Styles control many aspects of text appearance. The syllabus specifically focuses on the following properties:

Font Properties
  • Font Face (Type): The actual design of the letters.
    • Serif: Fonts that have small decorative lines or "feet" at the end of the strokes (e.g., Times New Roman). These are often easier to read in large blocks of printed text.
    • Sans-serif: Fonts that are "without serifs" (e.g., Arial, Calibri). These are usually cleaner and often preferred for screen display.
  • Point Size: How large the text is (e.g., 12pt, 18pt).
  • Colour: The colour of the text.
Text Alignment

This dictates how the text sits between the margins.

  • Left: Text is flush against the left margin (most common for reading).
  • Right: Text is flush against the right margin (sometimes used for dates or numbers).
  • Centre: Text is equally spaced from both margins (common for titles).
  • Fully Justified: Text is spaced out so that it is flush against both the left and right margins, creating clean edges like a newspaper column.
Text Enhancement

These are simple visual effects applied to text:

  • Bold (strong emphasis)
  • Underline
  • Italic (often used for quotes or names)
Spacing Properties

Spacing controls the "white space" around your text, making it easier to read.

1. Line Spacing: The vertical space between lines within a single paragraph.

  • Common settings: Single, 1.5 times, Double.

2. Paragraph Spacing: The vertical space before and after a paragraph.

  • Setting space (e.g., 6pt) before a paragraph pushes it down from the item above it.
  • Setting space (e.g., 12pt) after a paragraph pushes the item below it further away.
Bullets and Numbering (List Styles)

Styles can define how lists look:

  • Shape: Defining the bullet symbol (e.g., square, circle, custom image).
  • Alignment: How the bullet/number is aligned relative to the text block.
  • Line Spacing and Indent: Controlling the space between list items and how far the list is pushed away from the left margin.

4. Corporate House Style

This is a knowledge-based topic directly linked to the practical use of styles in a business environment.

What is a Corporate House Style?

A Corporate House Style (or "House Style") is a strict set of rules and guidelines that a company uses to define the appearance and formatting of all their communication, whether it’s a printed letter, an email, a report, or a website.

Purpose and Uses of a Corporate House Style

The primary goal is to maintain a unified and professional image.

The House Style is used for:

  1. Branding and Identity: Ensures that every document is immediately recognisable as belonging to that company. (Did you know?

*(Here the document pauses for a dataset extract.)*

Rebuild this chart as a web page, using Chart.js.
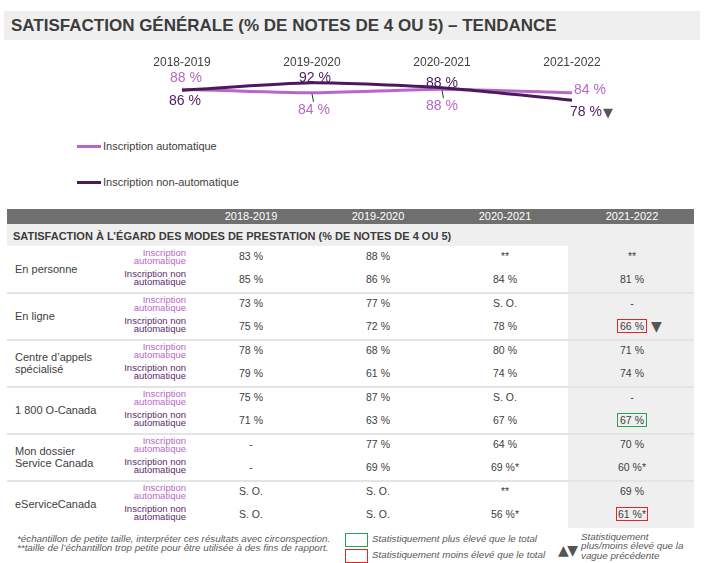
<!DOCTYPE html>
<html>
<head>
<meta charset="utf-8">
<script src="https://cdn.jsdelivr.net/npm/chart.js@4.4.0/dist/chart.umd.min.js"></script>
<style>
  body { margin: 0; width: 708px; height: 563px; background: #fff; position: relative; overflow: hidden;
         font-family: "Liberation Sans", Arial, sans-serif; color: #404040; }
  .abs { position: absolute; white-space: nowrap; }
  .narrow { font-family: "Liberation Sans Narrow", "Arial Narrow", "Liberation Sans", sans-serif; }
  .box { position: absolute; }
  .note { font-style: italic; color: #595959; font-size: 9.8px; }
</style>
</head>
<body>
<div id="page"></div>
<div class="abs" style="left:0;top:45px;width:708px;height:80px;">
  <canvas id="trend" width="708" height="80"></canvas>
</div>
<script>
// trend chart
const years = ["2018-2019", "2019-2020", "2020-2021", "2021-2022"];
const autoSeries = [88, 84, 88, 84];
const nonAutoSeries = [86, 92, 88, 78];
const seriesNames = ["Inscription automatique", "Inscription non-automatique"];
const nonAutoWaveFlags = ["", "", "", "down"];

// table
const channels = ["En personne", "En ligne", "Centre d’appels\nspécialisé", "1 800 O-Canada", "Mon dossier\nService Canada", "eServiceCanada"];
const autoRows = [
  ["83 %", "88 %", "**", "**"],
  ["73 %", "77 %", "S. O.", "-"],
  ["78 %", "68 %", "80 %", "71 %"],
  ["75 %", "87 %", "S. O.", "-"],
  ["-", "77 %", "64 %", "70 %"],
  ["S. O.", "S. O.", "**", "69 %"],
];
const nonAutoRows = [
  ["85 %", "86 %", "84 %", "81 %"],
  ["75 %", "72 %", "78 %", "66 %"],
  ["79 %", "61 %", "74 %", "74 %"],
  ["71 %", "63 %", "67 %", "67 %"],
  ["-", "69 %", "69 %*", "60 %*"],
  ["S. O.", "S. O.", "56 %*", "61 %*"],
];
// 2021-2022 non-auto cell: compared with total, compared with previous wave
const vsTotal = ["", "lower", "", "higher", "", "lower"];
const vsPrevWave = ["", "down", "", "", "", ""];

const TITLE = "SATISFACTION GÉNÉRALE (% DE NOTES DE 4 OU 5) – TENDANCE";
const SECTION = "SATISFACTION À L’ÉGARD DES MODES DE PRESTATION (% DE NOTES DE 4 OU 5)";
const subLabels = ["Inscription\nautomatique", "Inscription non\nautomatique"];
const notes = [
  "*échantillon de petite taille, interpréter ces résultats avec circonspection.",
  "**taille de l’échantillon trop petite pour être utilisée à des fins de rapport.",
];
const keyTexts = ["Statistiquement plus élevé que le total", "Statistiquement moins élevé que le total",
  "Statistiquement\nplus/moins élevé que la\nvague précédente"];

const AUTO = "#b866c8", NONAUTO = "#4b1a5c", TXT = "#404040";
const page = document.getElementById("page");

function el(cls, css, text) {
  const d = document.createElement("div");
  d.className = "abs " + (cls || "");
  d.style.cssText = css;
  if (text != null) d.textContent = text;
  page.appendChild(d);
  return d;
}
// text centred vertically on yc; lh = line height
function txt(text, x, yc, size, css, align, lh) {
  lh = lh || Math.round(size * 1.2);
  const lines = text.split("\n").length;
  let pos = "left:" + x + "px;";
  if (align === "center") pos = "left:" + (x - 100) + "px;width:200px;text-align:center;";
  if (align === "right") pos = "left:" + (x - 200) + "px;width:200px;text-align:right;";
  return el("", pos + "top:" + (yc - lh * lines / 2) + "px;line-height:" + lh + "px;font-size:" + size +
    "px;white-space:pre;" + (css || ""), text);
}

// title bar
el("", "left:4px;top:11px;width:696px;height:29px;background:#efefef;");
txt(TITLE, 11, 25.5, 17, "font-weight:bold;color:#3c3c3c;", "left").classList.add("narrow");

// legend
[[AUTO, 146], [NONAUTO, 182]].forEach(([c, y], i) => {
  el("", "left:77px;top:" + (y - 1.5) + "px;width:24px;height:3px;background:" + c + ";");
  txt(seriesNames[i], 103, y, 11, "color:" + TXT + ";", "left");
});

// table frame
const COLS = [251, 378, 505, 632];
const L = 7, R = 694, G0 = 246, GH = 47;
el("", "left:568px;top:224px;width:" + (R - 568) + "px;height:" + (G0 + GH * 6 - 224) + "px;background:#efefef;");
el("", "left:" + L + "px;top:209px;width:" + (R - L) + "px;height:15px;background:#6f6f6f;");
years.forEach((y, i) => txt(y, COLS[i], 216.5, 11, "color:#fff;", "center"));
el("", "left:" + L + "px;top:224px;width:" + (R - L) + "px;height:" + (G0 - 224) + "px;background:#efefef;");
txt(SECTION, 13, 236, 11, "font-weight:bold;color:#3c3c3c;", "left").classList.add("narrow");

channels.forEach((name, g) => {
  const top = G0 + g * GH;
  if (g > 0) el("", "left:" + L + "px;top:" + (top - 1) + "px;width:" + (R - L) + "px;height:2px;background:#e4e4e4;");
  txt(name, 15, top + 23, 11, "color:" + TXT + ";", "left", 12);
  txt(subLabels[0], 186, top + 11, 9.5, "color:" + AUTO + ";", "right", 8.5).classList.add("narrow");
  txt(subLabels[1], 186, top + 32, 9.5, "color:#5c2a6c;", "right", 8.5).classList.add("narrow");
  autoRows[g].forEach((v, c) => txt(v, COLS[c], top + 10, 10.5, "color:" + TXT + ";", "center"));
  nonAutoRows[g].forEach((v, c) => txt(v, COLS[c], top + 33, 10.5, "color:" + TXT + ";", "center"));
  if (vsTotal[g]) {
    const w = nonAutoRows[g][3].includes("*") ? 32 : 30;
    el("box", "left:" + (COLS[3] - w / 2) + "px;top:" + (top + 26) + "px;width:" + (w - 2) + "px;height:12px;border:1px solid " +
      (vsTotal[g] === "higher" ? "#1fa84f" : "#e3242b") + ";");
  }
  if (vsPrevWave[g]) txt(vsPrevWave[g] === "down" ? "▼" : "▲", 651, top + 33, 14, "color:#555;font-family:'DejaVu Sans';", "left");
});

// footnotes and key
txt(notes.join("\n"), 17, 542.5, 9.8, "", "left", 9).classList.add("note");
el("", "left:345px;top:533px;width:21px;height:12px;border:1px solid #1fa84f;");
el("", "left:345px;top:549px;width:21px;height:12px;border:1px solid #e3242b;");
txt(keyTexts[0], 372, 539, 9.8, "", "left").classList.add("note");
txt(keyTexts[1], 372, 555, 9.8, "", "left").classList.add("note");
txt("▲▼", 558, 550, 14, "color:#555;letter-spacing:-1.5px;font-family:'DejaVu Sans';", "left");
txt(keyTexts[2], 581, 546, 9.8, "", "left", 9.5).classList.add("note");

// ---- line chart ----
const autoLabelPlace = [[4, -11, "center"], [2, 17, "center"], [0, 17, "center"], [2, -3, "left"]];
const nonAutoLabelPlace = [[3, 11, "center"], [3, -5, "center"], [0, -5, "center"], [-2, 12, "left"]];

const trendLabels = {
  id: "trendLabels",
  afterDatasetsDraw(chart) {
    const ctx = chart.ctx;
    const xs = chart.scales.x;
    ctx.save();
    ctx.font = '12px "Liberation Sans", Arial, sans-serif';
    ctx.fillStyle = TXT;
    ctx.textAlign = "center";
    ctx.textBaseline = "middle";
    years.forEach((y, i) => ctx.fillText(y, xs.getPixelForValue(i), 18));

    chart.data.datasets.forEach((ds, di) => {
      const meta = chart.getDatasetMeta(di);
      const place = ds.label === seriesNames[0] ? autoLabelPlace : nonAutoLabelPlace;
      meta.data.forEach((pt, i) => {
        const [dx, dy, align] = place[i];
        const s = ds.data[i] + " %";
        if (dy >= 15) {
          ctx.strokeStyle = "#333";
          ctx.lineWidth = 1;
          ctx.beginPath();
          ctx.moveTo(pt.x, pt.y + 1);
          ctx.lineTo(pt.x + 1.5, pt.y + dy - 8);
          ctx.stroke();
        }
        ctx.font = '14px "Liberation Sans", Arial, sans-serif';
        ctx.fillStyle = ds.borderColor;
        ctx.textAlign = align;
        ctx.fillText(s, pt.x + dx, pt.y + dy);
        if (ds.label === seriesNames[1] && nonAutoWaveFlags[i] === "down") {
          const w = ctx.measureText(s).width;
          ctx.fillStyle = "#555";
          ctx.font = '13px "DejaVu Sans", sans-serif';
          ctx.textAlign = "left";
          ctx.fillText("▼", pt.x + dx + w + 1, pt.y + dy + 1);
        }
      });
    });
    ctx.restore();
  },
};

new Chart(document.getElementById("trend"), {
  type: "line",
  data: {
    labels: years,
    datasets: [
      { label: seriesNames[0], data: autoSeries, yAxisID: "y2", borderColor: AUTO, borderWidth: 3,
        pointRadius: 0, tension: 0.2, order: 1, clip: false },
      { label: seriesNames[1], data: nonAutoSeries, yAxisID: "y", borderColor: NONAUTO, borderWidth: 3,
        pointRadius: 0, tension: 0.2, order: 0, clip: false },
    ],
  },
  options: {
    responsive: false,
    animation: false,
    layout: { padding: { left: 182, right: 136, top: 28, bottom: 15 } },
    plugins: { legend: { display: false }, tooltip: { enabled: false } },
    scales: {
      x: { display: false },
      y: { display: false, min: 70, max: 100 },
      y2: { display: false, min: 65, max: 106 },
    },
  },
  plugins: [trendLabels],
});
</script>
</body>
</html>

Companies often choose specific colours, like Coca-Cola Red or Facebook Blue, as part of their house style.)
  2. Professionalism: Creates a high-quality, polished look across all media, increasing customer trust.
  3. Consistency: Guarantees that documents produced by different employees or in different departments look exactly the same.
  4. Efficiency: By using pre-set styles (like a template), employees spend less time formatting documents manually.
  5. Readability: Ensures that standards for font size, colour contrast, and spacing are met so documents are easy for the audience to read.

Example Components of a House Style:

  • The company logo must always be placed in the top right corner.
  • All main headings (H1) must use Sans-serif font, size 24, and the company's primary colour (e.g., Teal).
  • The main body text must use Serif font, size 11, with 1.5 line spacing.
👍 Key Takeaway: Styles and the Exam

When the exam asks you to "set up a style," you must include all specified properties (font face, size, alignment, bold/italic, and spacing) and ensure you modify the style definition, not just the text. Always link the use of styles back to achieving consistency and following the Corporate House Style.